Organizations representing free software community, such as Free Software Foundation of India must be considered as one of the core stake holders while deciding public ICT policy in the country, and the consultations must not be restricted to academic and industry bodies like NASSCOM, FICCI, and CII, who have not kept the people’s interest, but served mostly the interests of the industry.
Procurement of software by Government, Government organizations/undertakings and Government funded organization shall be Free Software.
Only non-proprietary software and data formats to be used for any Government work.
Making all software developed under Government funding to be made Free Software and released under copyleft license.
The recent change proposed in the copyright law that allowed
encryption, and hardware locking should be revoked.
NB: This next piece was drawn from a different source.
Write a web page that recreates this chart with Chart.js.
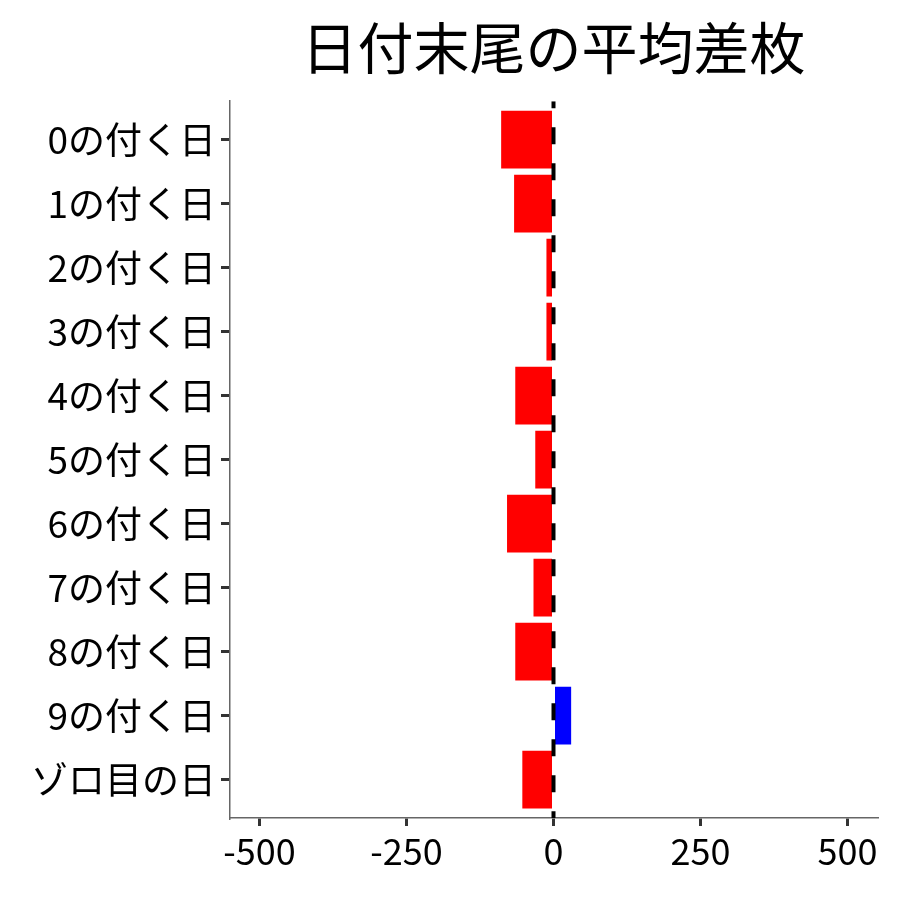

University Grants Commission should ensure the usage of Free Software both in the curriculum framework and research.
The Government should take initiative in starting Free Software
Development Centers suited for Indian requirements and developmental goals. The energies and resources of the knowledge pool available in the form of Free Software users groups should be effectively utilised and space should be provided for incubating all such initiatives.
All fonts in Indian languages developed under Governmental aegis to be immediately put in public domain particularly the softwares and fonts developed by CDAC.
Time bound development and standardization of Indian language coding systems, keyboards and fonts under DIT aegis.
Promotion of Free Software in schools, colleges, universities and the curriculum should not name any brand.
Promoting self-reliance in IT sector.
Internet access to every individual within 2km radius within a time bound programme.
Free Software Foundation of India will be happy to conduct training sessions by invitation to your colleagues, particularly to administrators, policy makers or decision makers.
We are eager to work in coordination with our government in taking forward our society into a free digital knowledge society.
Chairperson, Free Software Foundation of India.